Журналист Стив Колл описал то, что он называет «меркантильным подходом к энергоносителям» со стороны Китая, и премиальные надбавки, которые тот назначает за физическое владение нефтяными поставками. Такой подход бросает оскорбительный вызов взаимозаменяемости глобального нефтяного рынка. В то время как Америка рассматривает глобальные нефтяные рынки как интегрированное целое, руководствуясь правилами свободного обмена, Китай стремится к прямым отношениям, основанным на спросе и предложении между конкретно ним и любым источником поступления нефти. Это очень отдает колониализмом XIX века. В результате установится больший контроль со стороны Китая над отношениями спроса и предложения, станет глубже политическая вовлеченность в эти дела, а также зависимость от производящих энергоносители регионов и стран. Душок колониализма XIX века не ускользнул от внимания Колла, который называет подход Китая неоколониальным301.
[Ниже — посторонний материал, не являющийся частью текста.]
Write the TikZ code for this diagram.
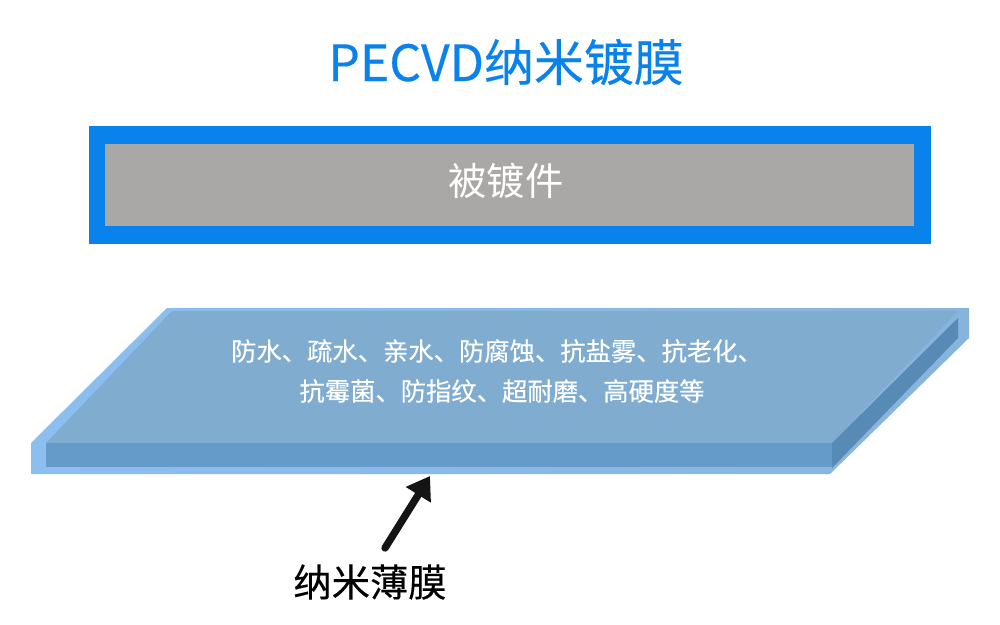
\documentclass[tikz,border=0pt]{standalone}
\usepackage{fontspec}
\setmainfont{Noto Sans CJK SC}
\newfontfamily\medfont[FakeBold=0.25]{Noto Sans CJK SC}
\usetikzlibrary{arrows.meta}
\definecolor{frameblue}{RGB}{10,130,235}
\definecolor{partgray}{RGB}{170,168,166}
\definecolor{filmlight}{RGB}{140,190,240}
\definecolor{filmedge}{RGB}{135,180,220}
\definecolor{filmtop}{RGB}{128,172,208}
\definecolor{filmfront}{RGB}{100,155,200}
\definecolor{filmside}{RGB}{88,138,182}
\tikzset{
    filmtext/.style={text=white, font=\medfont\fontsize{7.2}{8}\selectfont},
}
\begin{document}
\begin{tikzpicture}[x=0.01cm, y=-0.01cm]
                    \useasboundingbox (0,0) rectangle (1000,624);
                    % Title:
                    \node (title) at (506,62) {\medfont\fontsize{14.2}{16}\selectfont\color{frameblue}PECVD纳米镀膜};

                    % Part:
                    \draw [fill=frameblue, draw=none] (89,126) rectangle (931,244);
                    \draw [fill=partgray, draw=none] (105,144) rectangle (914,226);
                    \node (part) at (506,181) {\fontsize{10.9}{12}\selectfont\color{white}被镀件};

                    % Film:
                    \draw [left color=filmlight, right color=filmedge, draw=none] (31,443) -- (167,308) -- (969,308) -- (969,338) -- (830,474) -- (31,474) -- cycle;
                    \draw [fill=filmtop, draw=none] (46,443) -- (172,311) -- (958,311) -- (832,443) -- cycle;
                    \draw [fill=filmfront, draw=none] (46,443) -- (832,443) -- (832,467) -- (46,467) -- cycle;
                    \draw [fill=filmside, draw=none] (832,443) -- (958,318) -- (958,338) -- (832,468) -- cycle;
                    \node [filmtext] (line1) at (497,351) {防水、疏水、亲水、防腐蚀、抗盐雾、抗老化、};
                    \node [filmtext] (line2) at (502,391) {抗霉菌、防指纹、超耐磨、高硬度等};

                    % Label:
                    \node (label) at (370,582) {\medfont\fontsize{10.9}{13}\selectfont 纳米薄膜};
                    \coordinate (tip) at (430,476);
                    \coordinate (tail) at (385,548);
                    \draw [-{Triangle[length=6.3pt, width=8pt]}, line width=2.1pt, line cap=round, black!92] (tail) -- (tip);
                \end{tikzpicture}
\end{document}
«Мирное возвышение» не пойдет рука об руку с меркантилизмом. И если мирное возвышение не сработает, то, как предупредил Генри Киссинджер, отношения Америки с Китаем станут похожими на вариант англо-германского соперничества, которое доставляло неприятности Европе накануне Первой мировой войны302. Германия была в то время возвышающейся мятежной державой, нуждавшейся в энергоресурсах и другой продукции, которая помогла бы ее экспансии, жадно ищущей рынки для товаров своих многочисленных заводов и фабрик. Меркантильный подход Германии вошел в противоречие с британским господством над глобальной экономикой – господством, подкрепленным не только размерами Британской империи, в которой «солнце никогда не заходит», но также и Королевским ВМФ, защищавшим торговые интересы многих других стран от германского экспансионизма303. Германия становилась милитаристской, создавая свой океанский флот, что поддерживало рост ее влияния за пределами континентальной Европы и запускало гонку подготовки к войне в первом десятилетии XX века.